Cutting ‘Old Heads’ at IBM

Peter Gosselin and Ariana Tobin:

In a little-noticed paper issued in 2006 by the London office of one of the company’s consulting arms, executives praised boomers’ experience, but described them as “gray hairs” and “old heads.” While recognizing that older workers were important to high-tech employers such as IBM, it concluded that “successor generations … are generally much more innovative and receptive to technology than baby boomers.”
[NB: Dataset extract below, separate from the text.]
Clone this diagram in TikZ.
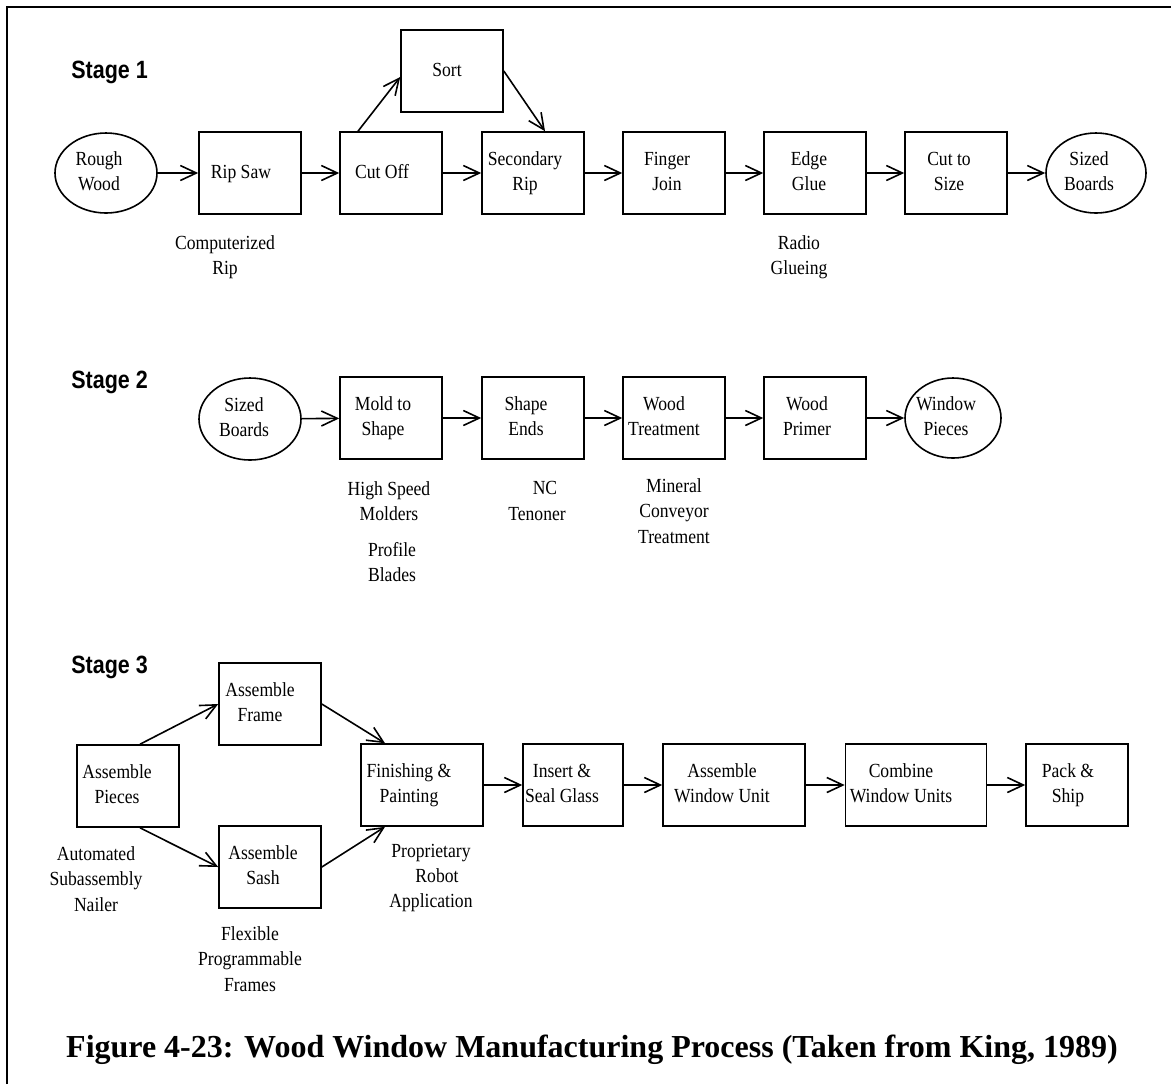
\documentclass[tikz,border=0pt]{standalone}
\usepackage{fontspec}
\usepackage{graphicx}
\setmainfont{Liberation Serif}
\newfontfamily\bodyfont{Liberation Serif}[FakeStretch=0.88]
\newfontfamily\stagefont{Liberation Sans}[FakeStretch=0.86]
\newfontfamily\capfont{Liberation Serif}
\usetikzlibrary{arrows.meta,shapes.geometric}
% box text, shifted left by #1 px
\newcommand\bx[2][7]{\makebox[0pt]{\begin{tabular}{@{}c@{}}#2\end{tabular}\hspace*{#1pt}}}
\begin{document}
\begin{tikzpicture}[x=0.5pt,y=-0.5pt,
  font=\bodyfont\fontsize{10}{12.6}\selectfont,
  box/.style={draw,line width=0.8pt,rectangle,minimum width=51pt,minimum height=41pt,inner sep=0pt},
  oval/.style={draw,line width=0.8pt,ellipse,minimum width=51pt,minimum height=40pt,inner sep=0pt},
  flow/.style={-{Straight Barb[length=8pt,width=7.5pt]},line width=0.8pt},
  note/.style={align=center,inner sep=0pt},
  stagelbl/.style={anchor=west,inner sep=0pt,font=\stagefont\bfseries\fontsize{12.5}{14}\selectfont},
  caption/.style={inner sep=0pt,font=\capfont\bfseries\fontsize{16}{19}\selectfont}]
\useasboundingbox (0,0) rectangle (1171,1084);
% frame
\draw[line width=1.3pt] (7,1084) -- (7,7) -- (1171,7);

% ---------- Stage 1 ----------
\node[stagelbl] (s1) at (71,72) {Stage 1};
\node[oval] (rw) at (106,173) {\bx{Rough\\Wood}};
\node[box] (rip) at (250,173) {\bx[9]{Rip Saw}};
\node[box] (cut) at (391,173) {\bx[9]{Cut Off}};
\node[box] (sort) at (452,71) {\bx[5]{Sort}};
\node[box] (sec) at (533,173) {\bx[8]{Secondary\\Rip}};
\node[box] (fj) at (674,173) {\bx{Finger\\Join}};
\node[box] (eg) at (815,173) {\bx[6]{Edge\\Glue}};
\node[box] (cs) at (956,173) {\bx{Cut to\\Size}};
\node[oval,minimum width=50pt] (sb1) at (1096,173) {\bx{Sized\\Boards}};
\draw[flow] (rw) -- (rip);
\draw[flow] (rip) -- (cut);
\draw[flow] (cut) -- (sec);
\draw[flow] (sec) -- (fj);
\draw[flow] (fj) -- (eg);
\draw[flow] (eg) -- (cs);
\draw[flow] (cs) -- (sb1);
\draw[flow] ([xshift=-16.5pt]cut.north) -- ([yshift=-3pt]sort.west);
\draw[flow] (sort.east) -- ([xshift=6pt]sec.north);
\node[note] (n1) at (225,257) {Computerized\\Rip};
\node[note] (n2) at (799,257) {Radio\\Glueing};

% ---------- Stage 2 ----------
\node[stagelbl] (s2) at (71,382) {Stage 2};
\node[oval,minimum height=41pt] (sb2) at (250,419) {\bx[6]{Sized\\Boards}};
\node[box] (mold) at (391,418) {\bx[8]{Mold to\\Shape}};
\node[box] (shp) at (533,418) {\bx[7]{Shape\\Ends}};
\node[box] (wt) at (674,418) {\bx[10]{Wood\\Treatment}};
\node[box] (wp) at (815,418) {\bx[8]{Wood\\Primer}};
\node[oval,minimum width=48pt] (wpc) at (953,418) {\bx{Window\\Pieces}};
\draw[flow] (sb2) -- (mold);
\draw[flow] (mold) -- (shp);
\draw[flow] (shp) -- (wt);
\draw[flow] (wt) -- (wp);
\draw[flow] (wp) -- (wpc);
\node[note] (n3) at (389,501) {High Speed\\Molders};
\node[note] (n4) at (392,562) {Profile\\Blades};
\node[note] (n5) at (537,501) {\hspace*{8pt}NC\\Tenoner};
\node[note] (n6) at (674,511) {Mineral\\Conveyor\\Treatment};

% ---------- Stage 3 ----------
\node[stagelbl] (s3) at (71,667) {Stage 3};
\node[box] (ap) at (128,786) {\bx[11]{Assemble\\Pieces}};
\node[box] (af) at (270,704) {\bx[10]{Assemble\\Frame}};
\node[box] (as) at (270,867) {\bx[7]{Assemble\\Sash}};
\node[box,minimum width=61pt] (fp) at (422,785) {\bx[13]{Finishing \&\\Painting}};
\node[box,minimum width=50pt] (isg) at (573,785) {\bx[11]{Insert \&\\Seal Glass}};
\node[box,minimum width=71pt] (awu) at (734,785) {\bx[12]{Assemble\\Window Unit}};
\node[box,minimum width=70.5pt] (cwu) at (916,785) {\bx[15]{Combine\\Window Units}};
\node[box] (ps) at (1077,785) {\bx[9]{Pack \&\\Ship}};
\draw[flow] ([xshift=6pt]ap.north) -- (af.west);
\draw[flow] ([xshift=6pt]ap.south) -- (as.west);
\draw[flow] (af.east) -- ([xshift=-18.5pt]fp.north);
\draw[flow] (as.east) -- ([xshift=-18.5pt]fp.south);
\draw[flow] (fp) -- (isg);
\draw[flow] (isg) -- (awu);
\draw[flow] (awu) -- (cwu);
\draw[flow] (cwu) -- (ps);
\node[note] (n7) at (96,879) {Automated\\Subassembly\\Nailer};
\node[note] (n8) at (250,959) {Flexible\\Programmable\\Frames};
\node[note] (n9) at (431,878) {Proprietary\\\hspace*{6pt}Robot\\Application};

% ---------- Caption ----------
\node[caption] (cap) at (592,1050) {Figure 4-23: Wood Window Manufacturing Process (Taken from King, 1989)};
\end{tikzpicture}
\end{document}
The paper was subsequently cited in an age discrimination lawsuit in U.S. District Court in Pennsylvania. Before the complaint was settled last year, the plaintiffs alleged in a filing: “IBM’s Boomer employees — being labeled by IBM’s own research as uncollaborative, skeptical of leadership, technologically unsophisticated, less innovative and generally out of touch with IBM’s brand, customers and objectives — were shown the door in droves.”
By the time IBM’s current CEO, Virginia “Ginni” Rometty, took over in 2012, the company had shifted its personnel focus to millennials.
Rometty launched a major overhaul that aimed to make IBM a major player in the emerging technologies of cloud services, big data analytics, mobile, security and social media, or what came to be known inside as CAMS.
At the same time, she sought to sharply increase hiring of people born after 1980.